What if I fail? Failure is part of the learning curve. A project that doesn't achieve its goals still teaches you something about the community, the process, or yourself. The most respected practitioners I've read about have multiple failed projects behind them. The key is to fail quickly, learn, and try again with a better approach.

Is this only for extroverts? Not at all. While community work involves interaction, many tasks — research, grant writing, data analysis, logistics — can be done by introverts. Find a role that plays to your strengths. You don't have to be the charismatic leader; you can be the quiet backbone that makes the project work.

How do I handle disagreements within the community? Conflict is normal. Develop a clear decision-making process upfront (e.g., consensus, majority vote, or delegated authority). When disagreements arise, facilitate a structured conversation where each side is heard. Sometimes, the best outcome is a compromise that neither side loves but both can accept. If the conflict is severe, consider bringing in an outside mediator.

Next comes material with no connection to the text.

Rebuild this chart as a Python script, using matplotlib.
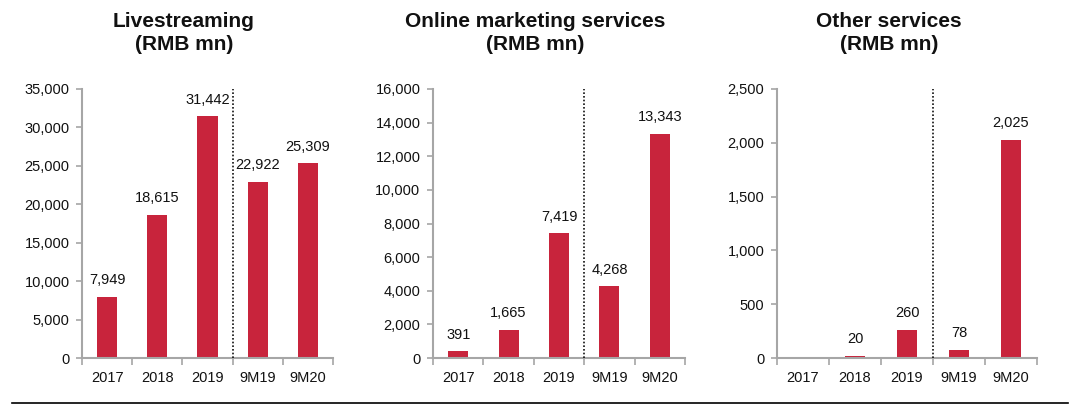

This sounds risky. Is there a safer alternative? If financial stability is your top priority, consider working for an established nonprofit or government agency that does community work. The pay is more predictable, and you'll have colleagues and benefits. The trade-off is less autonomy and possibly slower impact. There's no shame in choosing stability — community careers should sustain you, not drain you.

Your Next Moves

If this guide resonated, here are three concrete steps you can take this week. First, identify a community you care about — it could be your neighborhood, a professional group, or an online forum. Spend time just listening: what do people complain about? What do they celebrate? Second, find one person already doing community work in that space and ask for a 15-minute conversation. Ask what they've learned and what they need help with. Third, take a small action — offer to organize a meetup, write a summary of a discussion, or share a resource. That first spark is the hardest part. Once it catches, the rest follows.